Stated exercise => Begin at the first line of the data and copy each line through the one containing "import plotly.graph_objects as go", that line included, with no pictures.

Data extract =>
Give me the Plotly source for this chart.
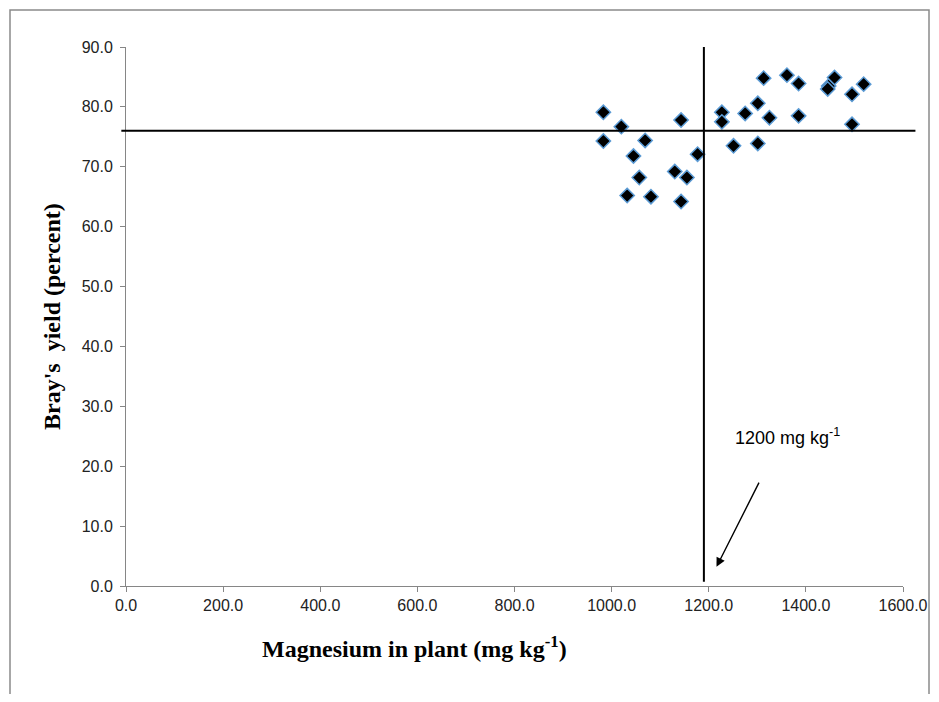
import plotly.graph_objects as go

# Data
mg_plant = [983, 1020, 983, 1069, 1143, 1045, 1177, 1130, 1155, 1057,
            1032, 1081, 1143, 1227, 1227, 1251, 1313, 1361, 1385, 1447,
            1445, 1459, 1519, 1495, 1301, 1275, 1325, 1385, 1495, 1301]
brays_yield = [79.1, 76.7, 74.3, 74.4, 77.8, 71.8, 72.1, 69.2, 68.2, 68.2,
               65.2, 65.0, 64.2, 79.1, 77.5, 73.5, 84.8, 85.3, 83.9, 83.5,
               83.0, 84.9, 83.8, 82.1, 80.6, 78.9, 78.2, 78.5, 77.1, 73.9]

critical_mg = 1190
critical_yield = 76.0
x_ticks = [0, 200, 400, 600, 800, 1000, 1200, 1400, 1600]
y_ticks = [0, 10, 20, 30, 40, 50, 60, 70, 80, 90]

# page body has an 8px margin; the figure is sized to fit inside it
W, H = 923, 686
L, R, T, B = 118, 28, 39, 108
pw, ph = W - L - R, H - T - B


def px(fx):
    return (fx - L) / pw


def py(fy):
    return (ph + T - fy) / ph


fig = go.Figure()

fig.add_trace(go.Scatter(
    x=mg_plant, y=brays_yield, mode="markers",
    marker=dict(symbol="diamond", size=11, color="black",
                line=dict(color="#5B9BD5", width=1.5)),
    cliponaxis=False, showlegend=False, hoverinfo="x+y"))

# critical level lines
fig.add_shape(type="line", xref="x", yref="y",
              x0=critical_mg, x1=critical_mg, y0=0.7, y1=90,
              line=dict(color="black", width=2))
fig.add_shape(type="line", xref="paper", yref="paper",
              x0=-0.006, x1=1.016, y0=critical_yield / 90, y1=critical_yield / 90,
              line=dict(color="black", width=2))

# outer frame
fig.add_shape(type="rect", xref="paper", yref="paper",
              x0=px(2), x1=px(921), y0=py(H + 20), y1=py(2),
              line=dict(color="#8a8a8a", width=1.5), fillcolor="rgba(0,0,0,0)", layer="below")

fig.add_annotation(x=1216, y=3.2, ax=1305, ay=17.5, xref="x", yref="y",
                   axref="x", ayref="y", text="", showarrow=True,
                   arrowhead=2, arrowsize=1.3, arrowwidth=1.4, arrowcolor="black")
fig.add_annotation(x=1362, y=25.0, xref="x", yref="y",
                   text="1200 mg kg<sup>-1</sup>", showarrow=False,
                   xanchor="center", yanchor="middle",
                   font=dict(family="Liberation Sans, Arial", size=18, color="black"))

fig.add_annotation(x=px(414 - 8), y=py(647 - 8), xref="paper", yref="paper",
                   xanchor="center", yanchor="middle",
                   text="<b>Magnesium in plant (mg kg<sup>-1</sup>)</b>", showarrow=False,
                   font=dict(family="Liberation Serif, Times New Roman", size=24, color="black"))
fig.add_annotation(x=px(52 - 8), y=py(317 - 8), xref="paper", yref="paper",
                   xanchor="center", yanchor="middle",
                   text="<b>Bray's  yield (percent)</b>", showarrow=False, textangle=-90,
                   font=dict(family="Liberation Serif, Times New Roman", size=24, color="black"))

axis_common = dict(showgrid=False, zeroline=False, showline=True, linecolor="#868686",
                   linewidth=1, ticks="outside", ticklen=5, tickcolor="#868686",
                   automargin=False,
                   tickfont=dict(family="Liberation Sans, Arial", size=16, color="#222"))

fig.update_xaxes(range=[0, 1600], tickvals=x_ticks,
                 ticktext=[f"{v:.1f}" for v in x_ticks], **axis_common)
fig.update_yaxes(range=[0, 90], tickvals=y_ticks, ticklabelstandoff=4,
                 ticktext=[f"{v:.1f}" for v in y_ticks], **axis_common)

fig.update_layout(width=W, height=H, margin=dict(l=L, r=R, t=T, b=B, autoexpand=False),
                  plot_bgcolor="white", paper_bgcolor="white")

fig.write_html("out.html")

Answer in full =>
Give me the Plotly source for this chart.
import plotly.graph_objects as go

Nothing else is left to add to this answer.